Afortunadamente (para el susto de Holguín) una viejita, maestra en sexto año de primaria, rompió la tensión del momento y dijo esto: “aquí donde la patria empieza, señores escritores distinguidos intelectuales amigos todos, me es muy grato ver que se preocupen por la mujer, por protegerlas, es el ser que les dio la vida y hay que luchar por esas madres. Porque una mujer, por muy intelectual que sea, nada vale sin el apoyo de un hombre fuerte. Y aquí traigo este cenicero, un pequeño presente para la linda señorita que vino desde las lejanas nieves del Canadá para hablarnos de su gente y de su pueblo”. Se baja del auditorio y entrega el paquetito a Russel Han Ginnette quien, roja de vergüenza por ser protagonista de esa escena tan sentimental aunque igualmente internacional, lo recibe. Y antes de que alguna nerviosa carcajada corone tan bellas palabras, suena el aplauso.

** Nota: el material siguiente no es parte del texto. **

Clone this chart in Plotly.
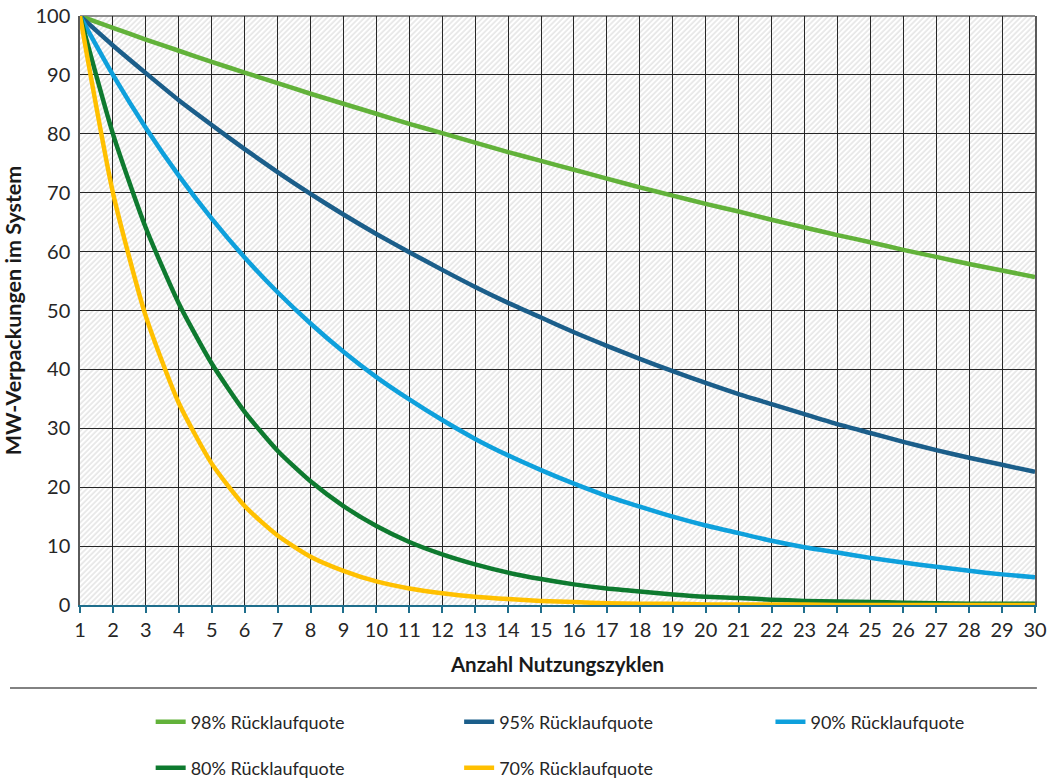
import base64
import plotly.graph_objects as go

# Nutzungszyklen 1..30
zyklen = list(range(1, 31))

# MW-Verpackungen im System je Rücklaufquote
quote_98 = [100, 98.0, 96.0, 94.1, 92.2, 90.4, 88.6, 86.8, 85.1, 83.4,
            81.7, 80.1, 78.5, 76.9, 75.4, 73.9, 72.4, 70.9, 69.5, 68.1,
            66.8, 65.4, 64.1, 62.8, 61.6, 60.3, 59.1, 57.9, 56.8, 55.7]
quote_95 = [100, 95.0, 90.3, 85.7, 81.5, 77.4, 73.5, 69.8, 66.3, 63.0,
            59.9, 56.9, 54.0, 51.3, 48.8, 46.3, 44.0, 41.8, 39.7, 37.7,
            35.8, 34.1, 32.4, 30.7, 29.2, 27.7, 26.3, 25.0, 23.8, 22.6]
quote_90 = [100, 90.0, 81.0, 72.9, 65.6, 59.0, 53.1, 47.8, 43.0, 38.7,
            34.9, 31.4, 28.2, 25.4, 22.9, 20.6, 18.5, 16.7, 15.0, 13.5,
            12.2, 10.9, 9.8, 8.9, 8.0, 7.2, 6.5, 5.8, 5.2, 4.7]
quote_80 = [100, 80.0, 64.0, 51.2, 41.0, 32.8, 26.2, 21.0, 16.8, 13.4,
            10.7, 8.6, 6.9, 5.5, 4.4, 3.5, 2.8, 2.3, 1.8, 1.4,
            1.2, 0.9, 0.7, 0.6, 0.5, 0.4, 0.3, 0.2, 0.2, 0.2]
quote_70 = [100, 70.0, 49.0, 34.3, 24.0, 16.8, 11.8, 8.2, 5.8, 4.0,
            2.8, 2.0, 1.4, 1.0, 0.7, 0.5, 0.3, 0.2, 0.2, 0.1,
            0.1, 0.1, 0.1, 0.0, 0.0, 0.0, 0.0, 0.0, 0.0, 0.0]

# (name, values, colour, legend id, legend x, legend y)
serien = [
    ("98% Rücklaufquote", quote_98, "#62B23A", "legend",  0.074, -0.1986),
    ("95% Rücklaufquote", quote_95, "#1B5E8A", "legend2", 0.397, -0.1986),
    ("90% Rücklaufquote", quote_90, "#0EA0DC", "legend3", 0.723, -0.1986),
    ("80% Rücklaufquote", quote_80, "#0E7A2F", "legend4", 0.074, -0.2767),
    ("70% Rücklaufquote", quote_70, "#FFC000", "legend5", 0.397, -0.2767),
]

x_min, x_max = zyklen[0], zyklen[-1]
y_min, y_max = 0, 100

font = "Lato, 'Noto Sans', sans-serif"

# diagonal hatch used as the plot-area background (sits below the grid)
hatch_svg = (
    '<svg xmlns="http://www.w3.org/2000/svg" width="955" height="589">'
    '<defs><pattern id="h" width="3.8" height="3.8" patternUnits="userSpaceOnUse" '
    'patternTransform="rotate(45)">'
    '<line x1="1" y1="0" x2="1" y2="3.8" stroke="#d6d6d6" stroke-width="1.0"/>'
    '</pattern></defs>'
    '<rect width="100%" height="100%" fill="white"/>'
    '<rect width="100%" height="100%" fill="url(#h)"/></svg>'
)
hatch_uri = "data:image/svg+xml;base64," + base64.b64encode(hatch_svg.encode()).decode()

fig = go.Figure()

for name, werte, farbe, leg, _, _ in serien:
    fig.add_trace(go.Scatter(
        x=zyklen, y=werte, name=name, mode="lines",
        line=dict(color=farbe, width=4.5, shape="spline", smoothing=0.6),
        legend=leg, showlegend=True,
    ))

legenden = {}
for name, _, _, leg, lx, ly in serien:
    legenden[leg] = dict(
        orientation="h", x=lx, y=ly, xref="paper", yref="paper",
        xanchor="left", yanchor="middle",
        font=dict(size=18, color="#262626", family=font),
        bgcolor="rgba(0,0,0,0)", borderwidth=0, visible=True,
    )

fig.update_layout(
    width=1050, height=781,
    showlegend=True,
    margin=dict(l=80, r=15, t=16, b=176, autoexpand=False),
    paper_bgcolor="white", plot_bgcolor="white",
    font=dict(family=font, color="#262626"),
    xaxis=dict(
        range=[x_min, x_max], dtick=1, tick0=1,
        showgrid=True, gridcolor="#262626", gridwidth=1,
        showline=True, linecolor="#1F6E8C", linewidth=2,
        ticks="outside", ticklen=6, tickcolor="#1F6E8C", tickwidth=2,
        tickfont=dict(size=20, color="#262626"),
        zeroline=False, automargin=False,
        title=dict(text="<b>Anzahl Nutzungszyklen</b>",
                   font=dict(size=20.5, color="#1a1a1a"), standoff=18),
    ),
    yaxis=dict(
        range=[y_min, y_max], dtick=10,
        showgrid=True, gridcolor="#262626", gridwidth=1,
        showline=True, linecolor="#5a5a5a", linewidth=1.5, mirror=True,
        ticks="", ticklabelstandoff=4,
        tickfont=dict(size=20, color="#262626"),
        zeroline=False, automargin=False,
        title=dict(text="<b>MW-Verpackungen im System</b>",
                   font=dict(size=21.5, color="#1a1a1a"), standoff=10),
    ),
    images=[dict(source=hatch_uri, xref="paper", yref="paper",
                 x=0, y=1, sizex=1, sizey=1, sizing="stretch",
                 xanchor="left", yanchor="top", layer="below")],
    shapes=[
        dict(type="line", xref="paper", yref="paper",
             x0=0, x1=1, y0=1, y1=1, layer="below",
             line=dict(color="#6a6a6a", width=1.5)),
        dict(type="line", xref="paper", yref="paper",
             x0=-0.0733, x1=1.002, y0=-0.1409, y1=-0.1409,
             line=dict(color="#595959", width=1.5)),
    ],
    **legenden,
)

fig.write_html("out.html")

La clausura es la ya tradicional ceremonia donde el rector Cervantes y el licenciado Ernesto Lucero, director de comunicación social de la Universidad Autónoma de Juárez, entregan un diploma a cada participante. También le dan un enorme libro con portada verde: es la Memoria del encuentro donde se transcriben los textos que aquí se leyeron. En el poco cuidado editorial y en el muy fronterizo descuido se nota que a máquina forzada trabajaron los organizadores y sus secretarias para tener a tiempo este documento, un minuto antes de que los escritores regresen a sus tierras, muy contentos de haber venido a Juárez donde, no lo nieguen, se divirtieron mucho y fueron tratados cuerpo de rey.